Strictly speaking, most modern sonographic machines do not use the Doppler effect to measure velocity, as they rely on pulsed wave Doppler (PW). Pulsed wave machines transmit pulses of ultrasound, and then switch to receive mode. As such, the reflected pulse that they receive is not subject to a frequency shift, as the insonation is not continuous. However, by making several measurements, the phase change in subsequent measurements can be used to obtain the frequency shift (since frequency is the rate of change of phase). To obtain the phase shift between the received and transmitted signals, one of two algorithms is typically used: the Kasai algorithm or cross-correlation. Older machines, that use continuous wave (CW) Doppler, exhibit the Doppler effect as described above. To do this, they must have separate transmission and reception transducers. The major drawback of CW machines, is that no distance information can be obtained (this is the major advantage of PW systems - the time between the transmitted and received pulses can be converted into a distance with knowledge of the speed of sound).

In the sonographic community (although not in the signal processing community), the terminology "Doppler" ultrasound, has been accepted to apply to both PW and CW Doppler systems despite the different mechanisms by which the velocity is measured.

Microbubbles

The use of microbubble contrast media in medical sonography to improve ultrasound signal backscatter is known as contrast-enhanced ultrasound. This technique is currently used in echocardiography, and may have future applications in molecular imaging and drug delivery.

Strengths of sonography

  • It images muscle and soft tissue very well and is particularly useful for delineating the interfaces between solid and fluid-filled spaces.
  • It renders "live" images, where the operator can dynamically select the most useful section for diagnosing and documenting changes, often enabling rapid diagnoses.
  • It shows the structure of organs.
  • It has no known long-term side effects and rarely causes any discomfort to the patient.
  • Equipment is widely available and comparatively flexible.
  • Small, easily carried scanners are available; examinations can be performed at the bedside.
  • Relatively inexpensive compared to other modes of investigation (e.g. computed X-ray tomography, DEXA or magnetic resonance imaging).

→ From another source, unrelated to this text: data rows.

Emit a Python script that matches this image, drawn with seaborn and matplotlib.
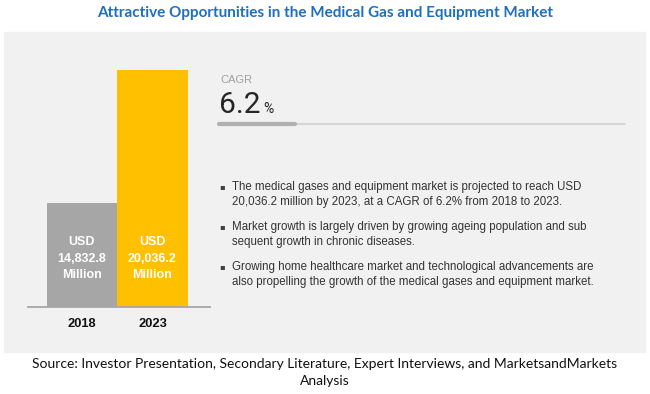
import matplotlib
matplotlib.use("Agg")
import matplotlib.pyplot as plt
import matplotlib.transforms as mtransforms
from matplotlib.patches import Rectangle
import seaborn as sns
import pandas as pd

# data
years = ["2018", "2023"]
market_size = [14832.8, 20036.2]
bar_labels = ["14,832.8", "20,036.2"]
bar_colors = ["#A6A6A6", "#FFC000"]
cagr = "6.2"

title = "Attractive Opportunities in the Medical Gas and Equipment Market"
bullets = [
    ["The medical gases and equipment market is projected to reach USD",
     "20,036.2 million by 2023, at a CAGR of 6.2% from 2018 to 2023."],
    ["Market growth is largely driven by growing ageing population and sub",
     "sequent growth in chronic diseases."],
    ["Growing home healthcare market and technological advancements are",
     "also propelling the growth of the medical gases and equipment market."],
]
source = ["Source: Investor Presentation, Secondary Literature, Expert Interviews, and MarketsandMarkets",
          "Analysis"]

sns.set_theme(style="white")

W, H = 650, 394
fig = plt.figure(figsize=(W / 100, H / 100), dpi=100)
fig.patch.set_facecolor("white")

def fy(y):
    # pixel from top -> figure fraction
    return (H - y) / H

def fx(x):
    return x / W

# background panel
fig.patches.append(Rectangle((fx(4), fy(352)), fx(641), (352 - 32) / H,
                             transform=fig.transFigure, color="#F1F1F1", zorder=-1))

fig.text(0.5, fy(13), title, ha="center", va="center", color="#1F6FC0",
         fontsize=11, fontweight="bold", family="Lato")

# bars
df = pd.DataFrame({"Year": years, "Value": market_size})
ax = fig.add_axes([fx(28), fy(306.7), 182 / W, (306.7 - 70) / H])
ax.set_zorder(2)
ax.patch.set_alpha(0)
sns.barplot(data=df, x="Year", y="Value", hue="Year", palette=bar_colors,
            width=1.0, legend=False, ax=ax, saturation=1, linewidth=0)
ax.set_xlim(-0.764, 1.815)
ax.set_ylim(10754, 20036.2)
for s in ["top", "right", "left"]:
    ax.spines[s].set_visible(False)
ax.spines["bottom"].set_color("#A6A6A6")
ax.spines["bottom"].set_linewidth(1.3)
ax.set_xlabel("")
ax.set_ylabel("")
ax.set_yticks([])
ax.tick_params(axis="x", length=0, pad=8)
for lab in ax.get_xticklabels():
    lab.set_fontsize(9.3)
    lab.set_fontweight("bold")
    lab.set_family("Liberation Sans")
    lab.set_color("#111111")

trans = mtransforms.blended_transform_factory(ax.transData, fig.transFigure)
for i, lab in enumerate(bar_labels):
    for txt, yy in [("USD", 242), (lab, 258.5), ("Million", 274.5)]:
        ax.text(i, fy(yy), txt, transform=trans, ha="center", va="center",
                color="white", fontsize=9, fontweight="bold", family="Liberation Sans")

# CAGR block
fig.text(fx(220), fy(80), "CAGR", ha="left", va="center", color="#A0A0A0",
         fontsize=8, family="Liberation Sans")
fig.text(fx(219), fy(113), cagr, ha="left", va="baseline", color="#262626",
         fontsize=21.5, family="Roboto")
fig.text(fx(263), fy(113), "%", ha="left", va="baseline", color="#262626",
         fontsize=10, family="Roboto")
fig.add_artist(plt.Line2D([fx(219), fx(625)], [fy(124), fy(124)],
                          transform=fig.transFigure, color="#D0D0D0", lw=1.2))
fig.add_artist(plt.Line2D([fx(219), fx(295)], [fy(124), fy(124)],
                          transform=fig.transFigure, color="#B0B0B0", lw=3))

# bullets
y0 = [187, 227, 267]
for yb, lines in zip(y0, bullets):
    fig.text(fx(219), fy(yb), "\u25aa", ha="left", va="center", color="#404040",
             fontsize=6, family="DejaVu Sans")
    for k, line in enumerate(lines):
        fig.text(fx(232), fy(yb + 15 * k), line, ha="left", va="center",
                 color="#333333", fontsize=8.3, family="Liberation Sans")

for k, line in enumerate(source):
    fig.text(0.5, fy(364 + 17 * k), line, ha="center", va="center",
             color="#111111", fontsize=10, family="Lato")

fig.savefig("out.png", dpi=100)
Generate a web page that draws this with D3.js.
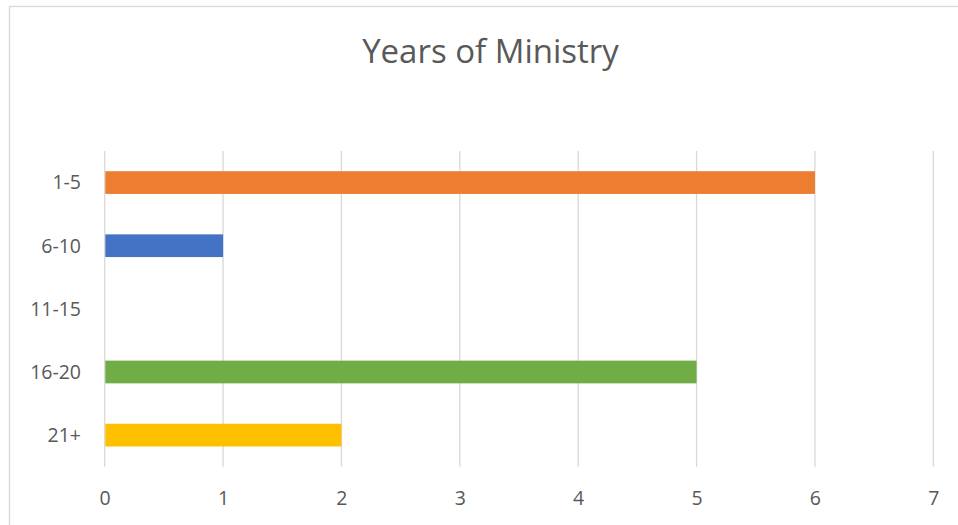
<!DOCTYPE html>
<html>
<head>
<meta charset="utf-8">
<script src="https://cdn.jsdelivr.net/npm/d3@7"></script>
<style>
  html, body { margin: 0; padding: 0; background: #fff; }
  svg { display: block; }
  text { font-family: "Open Sans", "Noto Sans", sans-serif; fill: #595959; }
</style>
</head>
<body>
<svg id="chart" width="958" height="525"></svg>
<script>
// Respondents by years in ministry
const categories = ["1-5", "6-10", "11-15", "16-20", "21+"];
const counts = [6, 1, 0, 5, 2];
const barColors = ["#ED7D31", "#4472C4", "#A5A5A5", "#70AD47", "#FFC000"];
const xTicks = [0, 1, 2, 3, 4, 5, 6, 7];
const title = "Years of Ministry";

const svg = d3.select("#chart");
const W = 958, H = 525;

// chart frame
svg.append("rect")
  .attr("x", 9.5).attr("y", 6.5)
  .attr("width", W + 10).attr("height", H + 10)
  .attr("fill", "#fff").attr("stroke", "#d9d9d9").attr("stroke-width", 1.3);

const plot = { left: 104.7, right: 933.3, top: 151, bottom: 466.7 };

const x = d3.scaleLinear().domain([0, 7]).range([plot.left, plot.right]);
const y = d3.scaleBand().domain(categories)
  .range([plot.top, plot.bottom])
  .paddingInner(0.64).paddingOuter(0.32);

// vertical gridlines
svg.append("g")
  .selectAll("line").data(xTicks).join("line")
  .attr("x1", d => x(d)).attr("x2", d => x(d))
  .attr("y1", plot.top).attr("y2", plot.bottom)
  .attr("stroke", "#d9d9d9").attr("stroke-width", 1.3);

// bars
svg.append("g")
  .selectAll("rect").data(categories).join("rect")
  .attr("x", x(0) + 0.6)
  .attr("y", d => y(d))
  .attr("width", (d, i) => Math.max(0, x(counts[i]) - x(0) - 0.6))
  .attr("height", y.bandwidth())
  .attr("fill", (d, i) => barColors[i]);

// x axis labels
const xAxis = d3.axisBottom(x).tickValues(xTicks).tickSize(0).tickPadding(0).tickFormat(d3.format("d"));
const gx = svg.append("g").attr("transform", `translate(0,${plot.bottom})`).call(xAxis);
gx.select(".domain").remove();
gx.selectAll("text")
  .attr("dy", null).attr("y", 38.5)
  .style("font-size", "19.5px").style("fill", "#595959")
  .style("font-family", "'Open Sans', sans-serif");

// y axis labels
const yAxis = d3.axisLeft(y).tickSize(0).tickPadding(0);
const gy = svg.append("g").attr("transform", `translate(81,0)`).call(yAxis);
gy.select(".domain").remove();
gy.selectAll("text")
  .attr("dy", "0.35em")
  .style("font-size", "19.5px").style("fill", "#595959")
  .style("font-family", "'Open Sans', sans-serif");

// title
svg.append("text")
  .attr("x", 490.5).attr("y", 63)
  .attr("text-anchor", "middle")
  .style("font-size", "33px")
  .text(title);
</script>
</body>
</html>
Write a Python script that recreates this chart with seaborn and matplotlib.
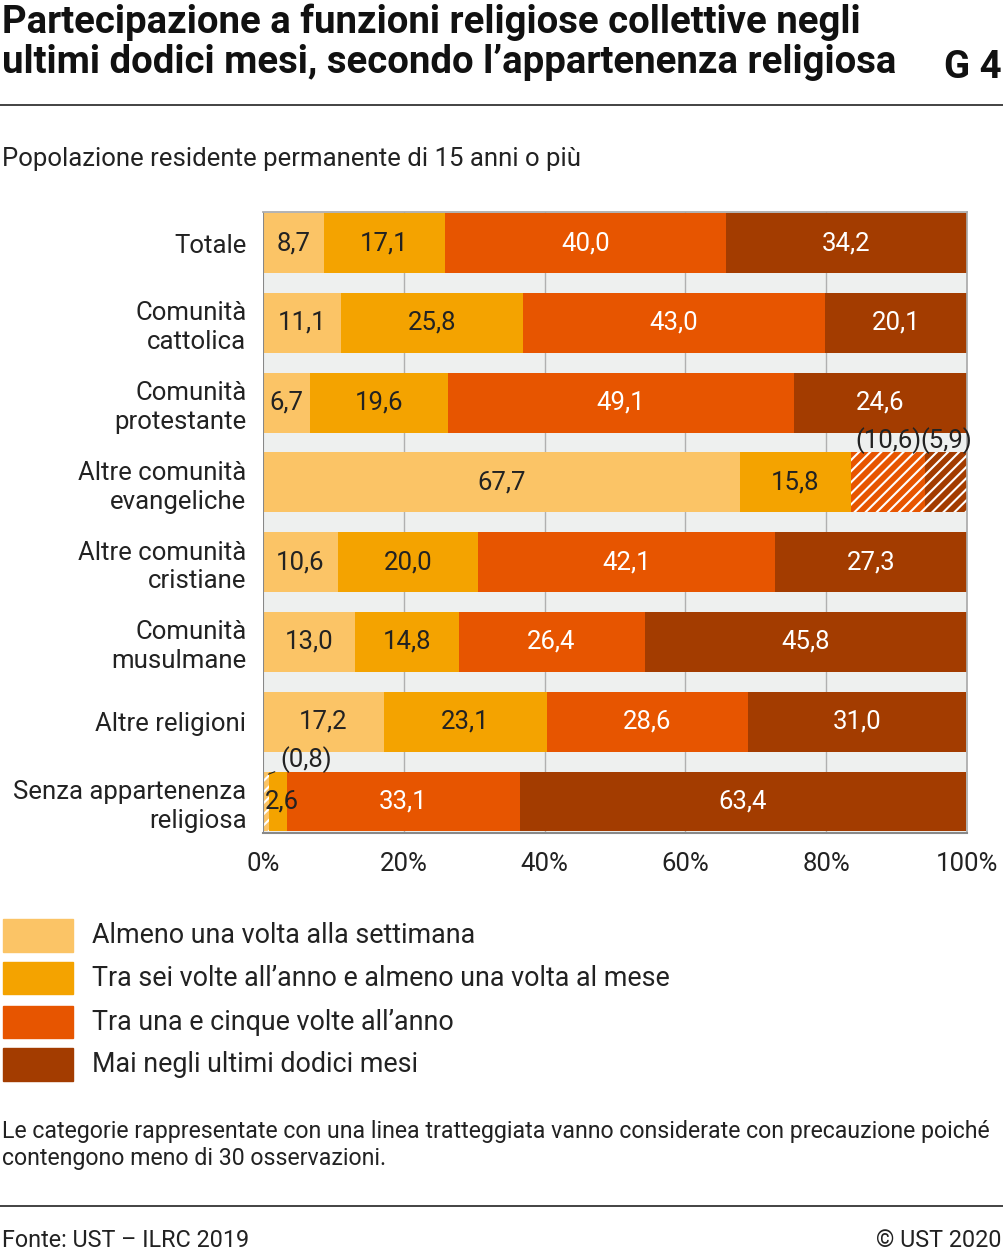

Weaknesses of ultrasonic imaging

  • Sonographic devices have trouble penetrating bone. For example, sonography of the adult brain is very limited.
  • Sonography performs very poorly when there is a gas between the transducer and the organ of interest, due to the extreme differences in acoustic impedance. For example, overlying gas in the gastrointestinal tract often makes ultrasound scanning of the pancreas difficult, and lung imaging is not possible (apart from demarcating pleural effusions).
  • Even in the absence of bone or air, the depth penetration of ultrasound is limited, making it difficult to image structures deep in the body, especially in obese patients.
  • The method is operator-dependent. A high level of skill and experience is needed to acquire good-quality images and make accurate diagnoses.
  • There is no scout image as there is with CT and MR. Once an image has been acquired there is no exact way to tell which part of the body was imaged.

Risks and side-effects

Ultrasonography is generally considered a "safe" imaging modality.[3] However slight detrimental effects have been occasionally observed (see below). Diagnostic ultrasound studies of the fetus are generally considered to be safe during pregnancy. This diagnostic procedure should be performed only when there is a valid medical indication, and the lowest possible ultrasonic exposure setting should be used to gain the necessary diagnostic information under the "as low as reasonably achievable" or ALARA principle.

The promotion, selling, or leasing of ultrasound equipment for making "keepsake fetal videos" is considered by the US Food and Drug Administration to be an unapproved use of a medical device.